Mr. Trump has barely been in office but has fired his National Security Adviser Michael Flynn because of communication Flynn had with Russian officials and connections between Flynn and Russia and Turkey which went undiscovered during his “thorough” confirmation hearing.

The chair of the House Committee on Intelligence, without consultation with or support of the committee, made an announcement that dovetailed nicely with the “wiretapping” red herring Mr. Trump tweeted to the world.

When reporters speculated that the source of information for Nunes may have been the White House itself, Press Secretary Sean Spicer barked that it would be absurd for Nunes to brief President Trump on information if the White House itself had given it to him.  It’s absurd.

House Speaker Paul Ryan joined the campfire story and said Nunes told him his source was a “whistleblower.” But the fairy tale that Nunes independently received “secret” intelligence which vindicated Mr. Trump’s baseless claims of  “wiretapping” from a “whistleblower” was discredited as quickly as it was hailed by Mr. Trump.

Why wouldn’t Nunes reveal the source if it was reliable? Why obfuscate when questioned if everyone — including members of the Intelligence Committees — would want know the source.

The New York Times and The Washington Post reported that the source of Nunes’ information was the White House. Nunes told one reporter that the source was “not a White House staffer” but then backtracked and announced, “I did use the White House to help to confirm what I already knew from other sources.” If it was not so bad, it would be laughable.

It was revealed the information included some gathered from surveillance of foreign parties who had communication with American parties. The information was on a classified system and it was shared with Nunes outside the normal channels of communication.

The “information” should have been delivered to the committee and not to its chair through the back door of the White House. Why would the Republican chairperson of the committee break protocol and mislead the public about the data he received when he is responsible to investigate the allegations that Russia interfered in our presidential election as well as the claim of the Miscommunicator in Chief?

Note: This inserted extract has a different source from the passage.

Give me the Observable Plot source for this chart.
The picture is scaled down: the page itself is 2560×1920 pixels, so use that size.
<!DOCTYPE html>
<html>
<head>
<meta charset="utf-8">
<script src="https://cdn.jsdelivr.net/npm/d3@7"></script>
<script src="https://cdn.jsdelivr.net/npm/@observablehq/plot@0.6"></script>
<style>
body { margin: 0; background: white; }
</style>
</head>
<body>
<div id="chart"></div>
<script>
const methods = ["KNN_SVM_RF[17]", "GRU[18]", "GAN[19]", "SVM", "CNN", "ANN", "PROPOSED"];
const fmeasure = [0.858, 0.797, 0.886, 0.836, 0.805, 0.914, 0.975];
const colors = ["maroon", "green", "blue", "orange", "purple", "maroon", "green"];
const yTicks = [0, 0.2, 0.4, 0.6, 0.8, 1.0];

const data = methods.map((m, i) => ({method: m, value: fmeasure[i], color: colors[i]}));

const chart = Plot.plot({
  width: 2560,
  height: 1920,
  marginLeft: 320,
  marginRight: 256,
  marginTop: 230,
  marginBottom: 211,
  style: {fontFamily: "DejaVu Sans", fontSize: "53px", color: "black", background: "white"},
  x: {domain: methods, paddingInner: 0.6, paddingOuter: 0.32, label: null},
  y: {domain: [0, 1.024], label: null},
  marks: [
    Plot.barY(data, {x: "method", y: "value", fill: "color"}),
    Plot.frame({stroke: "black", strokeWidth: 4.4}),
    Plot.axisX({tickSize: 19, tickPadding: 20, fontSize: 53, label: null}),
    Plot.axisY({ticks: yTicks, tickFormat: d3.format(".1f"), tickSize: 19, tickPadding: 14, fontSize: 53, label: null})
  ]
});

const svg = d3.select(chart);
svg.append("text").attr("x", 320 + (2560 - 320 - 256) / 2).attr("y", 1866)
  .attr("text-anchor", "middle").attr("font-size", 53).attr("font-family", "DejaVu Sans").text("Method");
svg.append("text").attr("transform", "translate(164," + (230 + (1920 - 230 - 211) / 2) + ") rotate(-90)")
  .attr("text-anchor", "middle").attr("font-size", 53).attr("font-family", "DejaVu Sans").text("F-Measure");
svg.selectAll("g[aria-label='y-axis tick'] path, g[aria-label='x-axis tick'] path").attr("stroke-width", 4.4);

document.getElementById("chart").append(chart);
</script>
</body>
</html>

The latest controversy is a promise of what to expect for the next four years. It is likely that the Senate committee will produce the only credible report on what the Russian government did or did not do during the 2016 election.

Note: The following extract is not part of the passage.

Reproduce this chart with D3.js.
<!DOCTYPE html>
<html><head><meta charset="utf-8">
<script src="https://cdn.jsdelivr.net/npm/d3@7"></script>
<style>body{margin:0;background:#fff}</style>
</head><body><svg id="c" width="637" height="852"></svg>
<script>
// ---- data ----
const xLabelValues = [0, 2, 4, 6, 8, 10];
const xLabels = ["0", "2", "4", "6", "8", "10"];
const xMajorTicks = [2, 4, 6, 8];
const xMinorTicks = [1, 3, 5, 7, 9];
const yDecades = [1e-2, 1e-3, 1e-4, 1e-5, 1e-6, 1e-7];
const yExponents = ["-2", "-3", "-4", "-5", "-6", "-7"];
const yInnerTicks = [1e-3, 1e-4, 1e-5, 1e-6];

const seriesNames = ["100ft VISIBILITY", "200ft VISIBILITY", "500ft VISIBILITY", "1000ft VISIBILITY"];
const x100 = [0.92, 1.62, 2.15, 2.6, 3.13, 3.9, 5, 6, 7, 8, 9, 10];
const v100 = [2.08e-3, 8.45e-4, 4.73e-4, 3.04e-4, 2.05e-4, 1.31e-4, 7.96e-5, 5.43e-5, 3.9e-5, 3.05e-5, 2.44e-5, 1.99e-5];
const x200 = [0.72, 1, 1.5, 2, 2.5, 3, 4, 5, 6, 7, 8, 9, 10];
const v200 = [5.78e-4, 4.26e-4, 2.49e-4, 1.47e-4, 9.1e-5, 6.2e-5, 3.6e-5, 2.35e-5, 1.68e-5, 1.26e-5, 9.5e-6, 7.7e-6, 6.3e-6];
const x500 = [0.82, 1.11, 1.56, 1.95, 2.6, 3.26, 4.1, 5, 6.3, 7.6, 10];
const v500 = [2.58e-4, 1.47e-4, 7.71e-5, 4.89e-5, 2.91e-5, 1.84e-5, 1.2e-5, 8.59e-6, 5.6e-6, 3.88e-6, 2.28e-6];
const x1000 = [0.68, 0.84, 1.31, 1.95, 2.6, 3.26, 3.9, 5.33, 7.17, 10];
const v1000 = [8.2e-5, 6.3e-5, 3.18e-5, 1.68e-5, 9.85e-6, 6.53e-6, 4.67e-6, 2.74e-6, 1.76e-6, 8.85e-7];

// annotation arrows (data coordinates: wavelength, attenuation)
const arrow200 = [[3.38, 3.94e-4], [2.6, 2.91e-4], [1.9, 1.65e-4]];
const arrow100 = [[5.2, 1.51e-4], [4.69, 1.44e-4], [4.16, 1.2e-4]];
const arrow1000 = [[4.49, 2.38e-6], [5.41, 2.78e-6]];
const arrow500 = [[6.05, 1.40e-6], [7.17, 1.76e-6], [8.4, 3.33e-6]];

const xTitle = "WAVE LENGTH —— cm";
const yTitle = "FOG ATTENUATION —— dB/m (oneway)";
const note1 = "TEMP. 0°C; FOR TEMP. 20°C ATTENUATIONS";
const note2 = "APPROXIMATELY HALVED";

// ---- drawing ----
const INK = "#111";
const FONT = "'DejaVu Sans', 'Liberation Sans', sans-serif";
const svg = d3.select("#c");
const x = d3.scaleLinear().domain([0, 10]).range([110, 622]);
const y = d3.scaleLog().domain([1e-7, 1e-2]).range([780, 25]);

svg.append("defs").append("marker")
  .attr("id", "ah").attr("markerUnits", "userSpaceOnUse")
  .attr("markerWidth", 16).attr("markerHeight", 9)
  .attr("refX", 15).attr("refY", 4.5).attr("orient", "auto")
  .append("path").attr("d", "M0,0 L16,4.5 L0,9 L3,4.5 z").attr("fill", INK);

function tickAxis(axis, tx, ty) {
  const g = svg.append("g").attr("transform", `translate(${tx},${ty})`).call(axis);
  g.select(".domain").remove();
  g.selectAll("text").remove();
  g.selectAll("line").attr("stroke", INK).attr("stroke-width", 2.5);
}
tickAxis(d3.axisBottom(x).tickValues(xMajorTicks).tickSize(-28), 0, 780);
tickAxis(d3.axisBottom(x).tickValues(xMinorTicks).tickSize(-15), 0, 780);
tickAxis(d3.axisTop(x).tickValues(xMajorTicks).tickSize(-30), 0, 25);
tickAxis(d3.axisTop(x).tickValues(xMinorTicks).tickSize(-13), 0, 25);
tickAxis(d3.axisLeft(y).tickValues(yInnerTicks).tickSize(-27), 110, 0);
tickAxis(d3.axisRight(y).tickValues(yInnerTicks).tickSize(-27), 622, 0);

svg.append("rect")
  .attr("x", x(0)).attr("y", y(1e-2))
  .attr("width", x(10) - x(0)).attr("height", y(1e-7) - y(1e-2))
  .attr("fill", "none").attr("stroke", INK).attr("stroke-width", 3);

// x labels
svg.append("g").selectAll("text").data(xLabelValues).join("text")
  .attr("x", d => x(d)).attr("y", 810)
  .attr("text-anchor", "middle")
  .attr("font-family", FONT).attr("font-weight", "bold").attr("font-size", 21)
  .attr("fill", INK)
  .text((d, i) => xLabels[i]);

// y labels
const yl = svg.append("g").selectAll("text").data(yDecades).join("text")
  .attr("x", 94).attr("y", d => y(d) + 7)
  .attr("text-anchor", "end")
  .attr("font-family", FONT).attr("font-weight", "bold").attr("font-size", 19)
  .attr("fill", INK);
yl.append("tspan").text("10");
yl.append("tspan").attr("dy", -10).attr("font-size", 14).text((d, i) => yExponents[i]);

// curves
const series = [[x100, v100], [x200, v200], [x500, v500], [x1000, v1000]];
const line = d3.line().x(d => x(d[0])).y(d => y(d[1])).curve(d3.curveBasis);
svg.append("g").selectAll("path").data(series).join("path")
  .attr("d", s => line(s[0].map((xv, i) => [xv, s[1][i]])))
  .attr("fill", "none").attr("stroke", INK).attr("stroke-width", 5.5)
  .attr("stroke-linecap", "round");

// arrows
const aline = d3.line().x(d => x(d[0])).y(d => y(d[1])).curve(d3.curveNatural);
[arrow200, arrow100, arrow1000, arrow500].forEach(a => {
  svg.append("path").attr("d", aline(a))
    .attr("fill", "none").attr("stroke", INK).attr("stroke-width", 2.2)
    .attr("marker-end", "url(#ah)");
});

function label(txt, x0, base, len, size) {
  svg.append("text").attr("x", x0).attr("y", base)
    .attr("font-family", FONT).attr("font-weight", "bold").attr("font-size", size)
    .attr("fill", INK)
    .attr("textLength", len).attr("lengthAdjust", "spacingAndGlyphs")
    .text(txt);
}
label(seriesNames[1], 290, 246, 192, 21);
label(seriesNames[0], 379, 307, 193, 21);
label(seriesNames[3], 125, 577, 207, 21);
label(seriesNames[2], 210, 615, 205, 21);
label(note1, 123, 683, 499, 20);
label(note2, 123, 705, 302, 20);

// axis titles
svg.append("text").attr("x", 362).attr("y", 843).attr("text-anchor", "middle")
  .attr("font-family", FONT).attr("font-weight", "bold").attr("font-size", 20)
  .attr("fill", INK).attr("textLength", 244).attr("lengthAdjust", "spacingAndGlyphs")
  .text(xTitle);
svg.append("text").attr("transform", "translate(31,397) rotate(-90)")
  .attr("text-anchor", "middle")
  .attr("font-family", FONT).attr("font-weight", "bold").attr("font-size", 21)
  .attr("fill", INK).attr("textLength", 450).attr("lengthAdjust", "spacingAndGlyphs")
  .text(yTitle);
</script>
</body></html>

An attorney for Flynn announced that his client had “a story to tell” but may need immunity from prosecution before he can sing. Why would Flynn need immunity in order to shed light on what has occurred?

The worst part of the whole mess is that, at the very least, it reflects poorly on the credibility of Nunes and the White House. We need leadership without instant, inaccurate and unsupported claims on Twitter.

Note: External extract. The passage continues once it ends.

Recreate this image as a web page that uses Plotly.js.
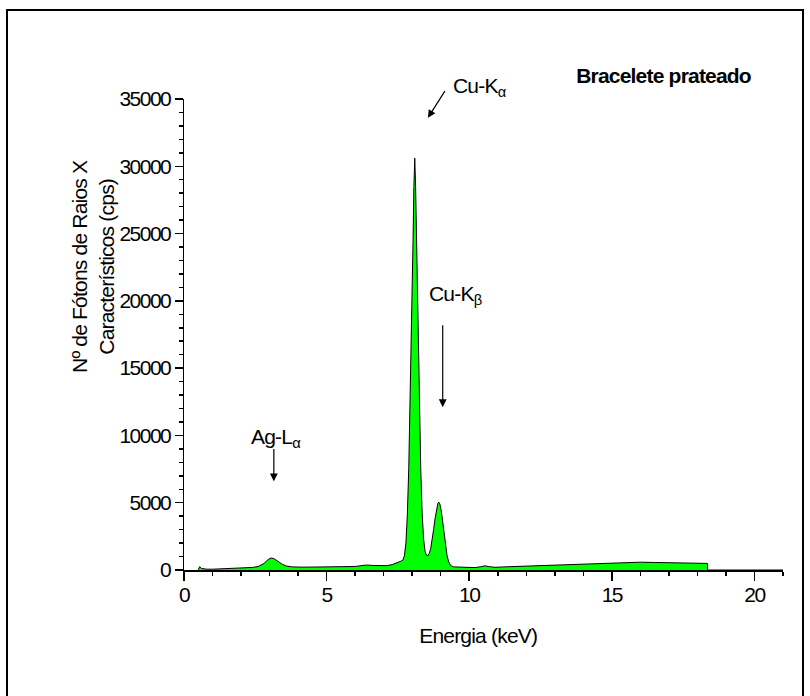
<!DOCTYPE html>
<html>
<head>
<meta charset="utf-8">
<script src="https://cdn.plot.ly/plotly-3.0.1.min.js"></script>
<style>
body{margin:0;padding:0;background:#fff;}
#chart{width:810px;height:696px;}
#chart .xtick text, #chart .ytick text { letter-spacing: -1.5px; }
#chart .annotation text { letter-spacing: -0.8px; }
</style>
</head>
<body>
<div id="chart"></div>
<script>
// Energy (keV)
const energy = [
  0.50, 0.55, 0.60, 0.80, 1.00, 1.50, 2.00, 2.40, 2.60, 2.80, 2.95, 3.05, 3.15, 3.30, 3.45, 3.60, 3.80,
  4.20, 4.60, 5.00, 5.50, 6.00, 6.20, 6.40, 6.60, 6.90, 7.10, 7.30, 7.50, 7.60,
  7.68, 7.73, 7.78, 7.83, 7.88, 7.93, 7.98, 8.03, 8.06, 8.09, 8.12, 8.15, 8.20, 8.25, 8.30, 8.35, 8.40, 8.45, 8.50, 8.55,
  8.60, 8.65, 8.70, 8.75, 8.80, 8.85, 8.90, 8.93, 8.97, 9.02, 9.07, 9.12, 9.17, 9.22, 9.28, 9.35, 9.45,
  9.60, 9.90, 10.20, 10.40, 10.55, 10.70, 10.90, 11.20, 11.60, 12.00, 12.50, 13.00, 13.50, 14.00, 14.50,
  15.00, 15.50, 16.00, 16.50, 17.00, 17.50, 18.00, 18.35, 18.36, 21.00
];
// Counts (cps)
const counts = [
  0, 250, 120, 60, 60, 90, 140, 190, 260, 480, 780, 890, 850, 650, 420, 290, 230,
  210, 210, 220, 230, 260, 320, 370, 340, 300, 320, 400, 550, 650,
  750, 1100, 2000, 4100, 7600, 12500, 18500, 24500, 28500, 30600, 28500, 24500, 18000, 12000, 7500, 4200, 2300, 1400, 1100, 1050,
  1250, 1600, 2200, 3000, 3800, 4500, 4950, 5050, 4900, 4400, 3600, 2700, 1800, 1100, 600, 330, 230,
  220, 190, 180, 240, 310, 250, 200, 230, 260, 290, 320, 350, 380, 420, 460,
  500, 550, 580, 560, 540, 520, 510, 490, 0, 0
];
const xTickVals = [0, 5, 10, 15, 20];
const yTickVals = [0, 5000, 10000, 15000, 20000, 25000, 30000, 35000];

const font = 'Arial, "Liberation Sans", sans-serif';
const fs = 21;

const trace = {
  x: energy, y: counts, type: 'scatter', mode: 'lines',
  fill: 'tozeroy', fillcolor: '#00ff00',
  line: {color: '#000000', width: 1},
  hoverinfo: 'skip'
};

const arrow = {showarrow: true, arrowhead: 2, arrowsize: 1.3, arrowwidth: 1.2, arrowcolor: '#000', text: ''};

const layout = {
  width: 810, height: 696,
  margin: {l: 184, r: 27, t: 99, b: 126},
  paper_bgcolor: '#ffffff', plot_bgcolor: '#ffffff',
  showlegend: false,
  font: {family: font, size: fs, color: '#000'},
  xaxis: {
    range: [0, 21], tickvals: xTickVals, ticktext: xTickVals.map(String),
    showgrid: false, zeroline: false, showline: true, linecolor: '#000', linewidth: 1.5,
    ticks: 'outside', ticklen: 9, tickwidth: 1.5, tickcolor: '#000', ticklabelstandoff: -4,
    tickfont: {family: font, size: fs, color: '#000'},
    minor: {dtick: 1, tick0: 0, ticks: 'outside', ticklen: 4, tickwidth: 1.5, tickcolor: '#000', showgrid: false}
  },
  yaxis: {
    range: [0, 35000], tickvals: yTickVals, ticktext: yTickVals.map(String),
    showgrid: false, zeroline: false, showline: true, linecolor: '#000', linewidth: 1.5,
    ticks: 'outside', ticklen: 8, tickwidth: 1.5, tickcolor: '#000', ticklabelstandoff: 0,
    tickfont: {family: font, size: fs, color: '#000'},
    minor: {dtick: 1000, tick0: 0, ticks: 'outside', ticklen: 4, tickwidth: 1.5, tickcolor: '#000', showgrid: false}
  },
  shapes: [
    {type: 'rect', xref: 'paper', yref: 'paper', x0: -0.2955, x1: 1.0334, y0: -0.40, y1: 1.189,
     line: {color: '#000', width: 2}, fillcolor: 'rgba(0,0,0,0)', layer: 'below'}
  ],
  annotations: [
    {text: 'Bracelete prateado', xref: 'paper', yref: 'paper', x: 0.961, y: 1.0509, xanchor: 'right', yanchor: 'middle',
     showarrow: false, font: {family: font, size: 21, color: '#000', weight: 'bold'}},
    {text: 'Cu-K<sub>α</sub>', xref: 'paper', yref: 'paper', x: 0.494, y: 1.0255, xanchor: 'center', yanchor: 'middle',
     showarrow: false, font: {family: font, size: fs, color: '#000'}},
    Object.assign({xref: 'x', yref: 'y', x: 8.55, y: 33600, axref: 'x', ayref: 'y', ax: 9.18, ay: 35700}, arrow),
    {text: 'Cu-K<sub>β</sub>', xref: 'x', yref: 'y', x: 9.5, y: 20400, xanchor: 'center', yanchor: 'middle', showarrow: false,
     font: {family: font, size: fs, color: '#000'}},
    Object.assign({xref: 'x', yref: 'y', x: 9.07, y: 12100, axref: 'x', ayref: 'y', ax: 9.07, ay: 18300}, arrow),
    {text: 'Ag-L<sub>α</sub>', xref: 'x', yref: 'y', x: 3.2, y: 9800, xanchor: 'center', yanchor: 'middle', showarrow: false,
     font: {family: font, size: fs, color: '#000'}},
    Object.assign({xref: 'x', yref: 'y', x: 3.15, y: 6600, axref: 'x', ayref: 'y', ax: 3.15, ay: 9100}, arrow),
    {text: 'Energia (keV)', xref: 'paper', yref: 'paper', x: 0.49, y: -0.139, xanchor: 'center', yanchor: 'middle', showarrow: false,
     font: {family: font, size: fs, color: '#000'}},
    {text: 'Nº de Fótons de Raios X<br>Característicos (cps)', xref: 'paper', yref: 'paper', x: -0.152, y: 0.645,
     xanchor: 'center', yanchor: 'middle', textangle: -90, showarrow: false,
     font: {family: font, size: 21, color: '#000'}}
  ]
};

Plotly.newPlot('chart', [trace], layout, {displayModeBar: false, staticPlot: true});
</script>
</body>
</html>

Nunes appeared on “The Sean Hannity Show” and declared he felt a “duty and obligation” to alert Mr. Trump about what he’d found in the information. Sean Spicer originally denied that the White House had the information which Nunes actually received from the White House. Mr. Hannity added no clarity with the interview.

We have White House officials and the chair of the House Committee on Intelligence making, repeating or supporting false claims to support a scandalous accusation made by Mr. Trump that was only made in order to distract public and official attention from the serious claims that a foreign government interfered in our political process. Mr. Nunes should step down and Mr. Trump needs to put away the smartphone.